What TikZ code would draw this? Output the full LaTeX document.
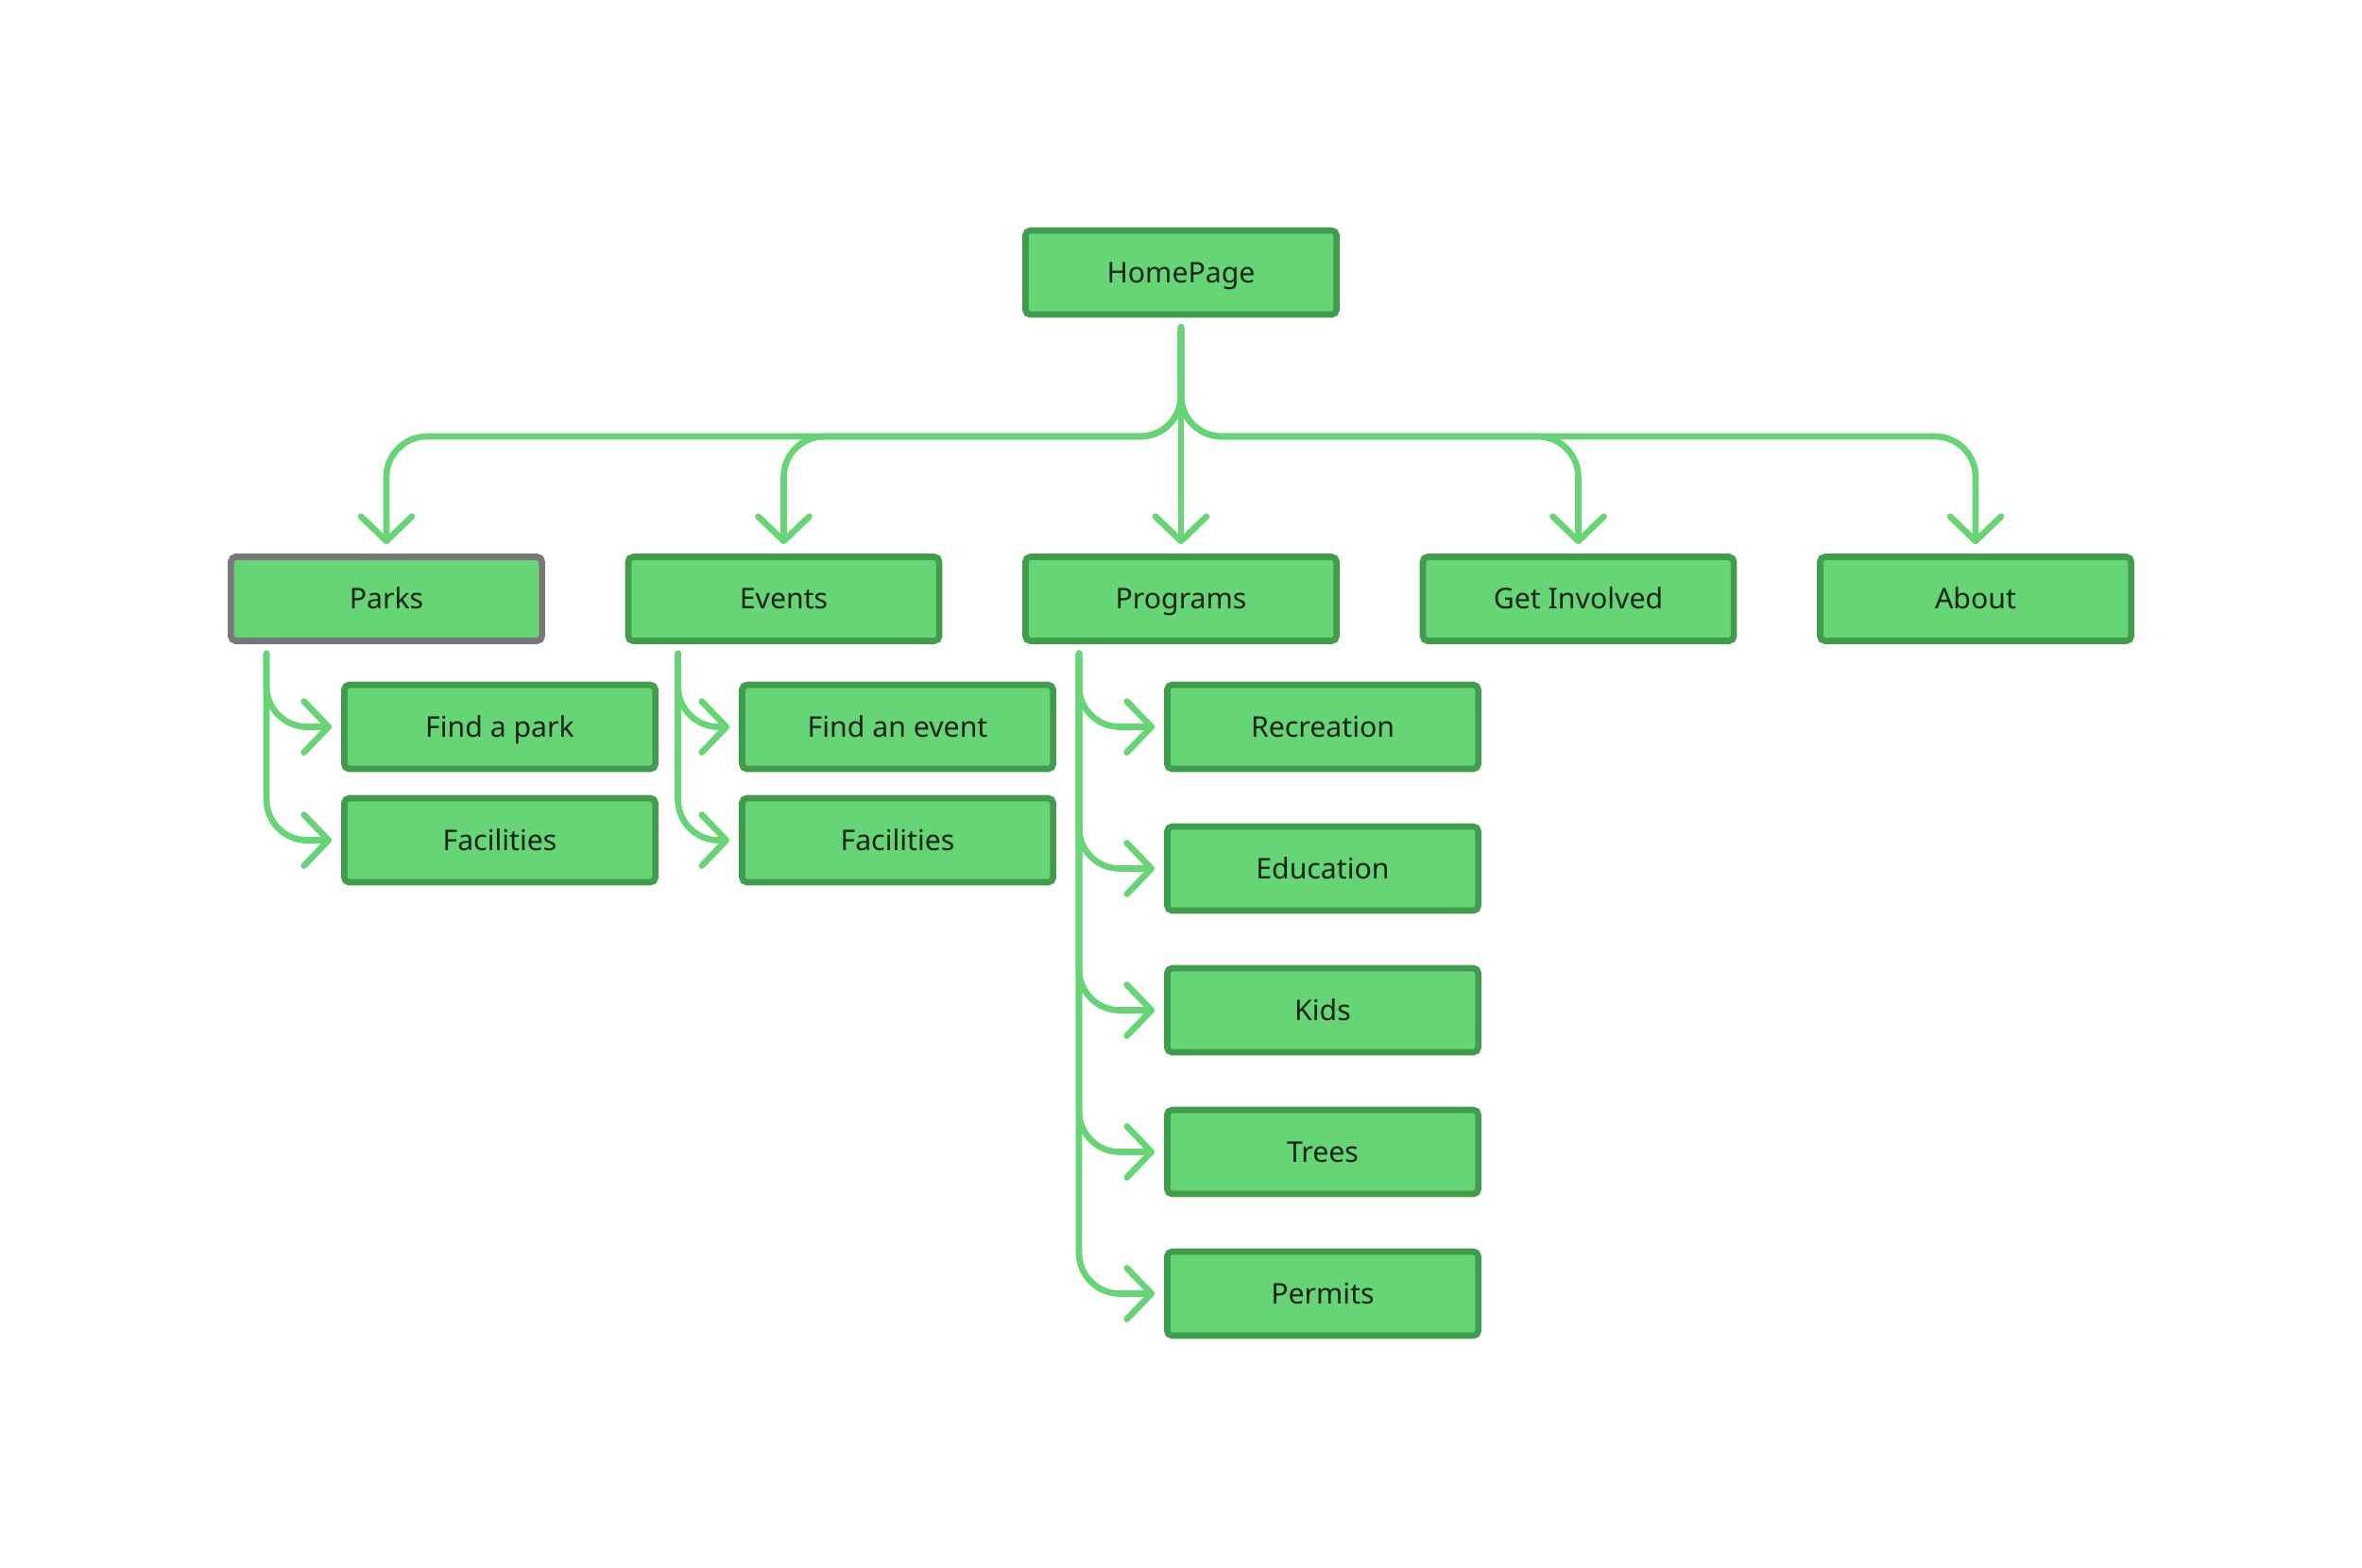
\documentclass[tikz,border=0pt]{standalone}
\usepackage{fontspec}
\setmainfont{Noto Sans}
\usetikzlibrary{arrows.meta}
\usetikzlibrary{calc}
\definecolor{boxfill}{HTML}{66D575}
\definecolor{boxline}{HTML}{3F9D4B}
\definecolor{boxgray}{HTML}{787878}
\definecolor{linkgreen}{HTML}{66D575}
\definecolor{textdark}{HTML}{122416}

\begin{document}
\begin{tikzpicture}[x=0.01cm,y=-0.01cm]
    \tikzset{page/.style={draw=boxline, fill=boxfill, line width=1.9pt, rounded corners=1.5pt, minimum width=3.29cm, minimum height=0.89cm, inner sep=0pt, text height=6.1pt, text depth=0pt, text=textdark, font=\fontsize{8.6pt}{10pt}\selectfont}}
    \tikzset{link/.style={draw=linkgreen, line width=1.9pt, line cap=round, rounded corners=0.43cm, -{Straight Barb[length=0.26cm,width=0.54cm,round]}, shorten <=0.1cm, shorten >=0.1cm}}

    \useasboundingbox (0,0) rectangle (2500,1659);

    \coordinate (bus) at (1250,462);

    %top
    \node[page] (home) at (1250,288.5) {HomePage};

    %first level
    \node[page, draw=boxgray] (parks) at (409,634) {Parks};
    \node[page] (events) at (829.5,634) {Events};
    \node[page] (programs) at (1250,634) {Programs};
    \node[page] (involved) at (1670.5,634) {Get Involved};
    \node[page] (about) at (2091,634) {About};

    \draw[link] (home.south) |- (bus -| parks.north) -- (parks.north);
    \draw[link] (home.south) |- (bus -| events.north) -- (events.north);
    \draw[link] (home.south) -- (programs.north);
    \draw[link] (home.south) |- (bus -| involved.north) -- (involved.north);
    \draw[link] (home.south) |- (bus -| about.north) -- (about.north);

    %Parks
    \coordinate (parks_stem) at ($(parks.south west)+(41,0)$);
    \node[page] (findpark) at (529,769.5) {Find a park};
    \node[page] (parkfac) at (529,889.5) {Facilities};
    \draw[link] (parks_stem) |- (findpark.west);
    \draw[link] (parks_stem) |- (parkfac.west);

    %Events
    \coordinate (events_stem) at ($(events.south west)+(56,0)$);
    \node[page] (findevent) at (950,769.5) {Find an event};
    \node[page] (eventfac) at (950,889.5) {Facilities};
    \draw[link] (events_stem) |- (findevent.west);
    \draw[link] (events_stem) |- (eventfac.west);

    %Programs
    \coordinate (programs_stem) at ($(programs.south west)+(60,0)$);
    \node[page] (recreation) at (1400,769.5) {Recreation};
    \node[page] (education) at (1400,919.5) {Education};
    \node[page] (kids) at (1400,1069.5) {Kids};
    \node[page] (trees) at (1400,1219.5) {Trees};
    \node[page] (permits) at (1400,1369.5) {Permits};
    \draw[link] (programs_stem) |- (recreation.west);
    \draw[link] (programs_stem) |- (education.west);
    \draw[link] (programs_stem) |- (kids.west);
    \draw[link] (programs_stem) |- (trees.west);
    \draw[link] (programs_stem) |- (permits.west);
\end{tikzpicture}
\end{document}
____
Please quote the lines of the material, beginning with the first and ending with the one that contains "(about) at (2091,634)", exactly as written and without any pictures.

§ **ANSWER FOR THE TASK**:
What TikZ code would draw this? Output the full LaTeX document.
\documentclass[tikz,border=0pt]{standalone}
\usepackage{fontspec}
\setmainfont{Noto Sans}
\usetikzlibrary{arrows.meta}
\usetikzlibrary{calc}
\definecolor{boxfill}{HTML}{66D575}
\definecolor{boxline}{HTML}{3F9D4B}
\definecolor{boxgray}{HTML}{787878}
\definecolor{linkgreen}{HTML}{66D575}
\definecolor{textdark}{HTML}{122416}

\begin{document}
\begin{tikzpicture}[x=0.01cm,y=-0.01cm]
    \tikzset{page/.style={draw=boxline, fill=boxfill, line width=1.9pt, rounded corners=1.5pt, minimum width=3.29cm, minimum height=0.89cm, inner sep=0pt, text height=6.1pt, text depth=0pt, text=textdark, font=\fontsize{8.6pt}{10pt}\selectfont}}
    \tikzset{link/.style={draw=linkgreen, line width=1.9pt, line cap=round, rounded corners=0.43cm, -{Straight Barb[length=0.26cm,width=0.54cm,round]}, shorten <=0.1cm, shorten >=0.1cm}}

    \useasboundingbox (0,0) rectangle (2500,1659);

    \coordinate (bus) at (1250,462);

    %top
    \node[page] (home) at (1250,288.5) {HomePage};

    %first level
    \node[page, draw=boxgray] (parks) at (409,634) {Parks};
    \node[page] (events) at (829.5,634) {Events};
    \node[page] (programs) at (1250,634) {Programs};
    \node[page] (involved) at (1670.5,634) {Get Involved};
    \node[page] (about) at (2091,634) {About};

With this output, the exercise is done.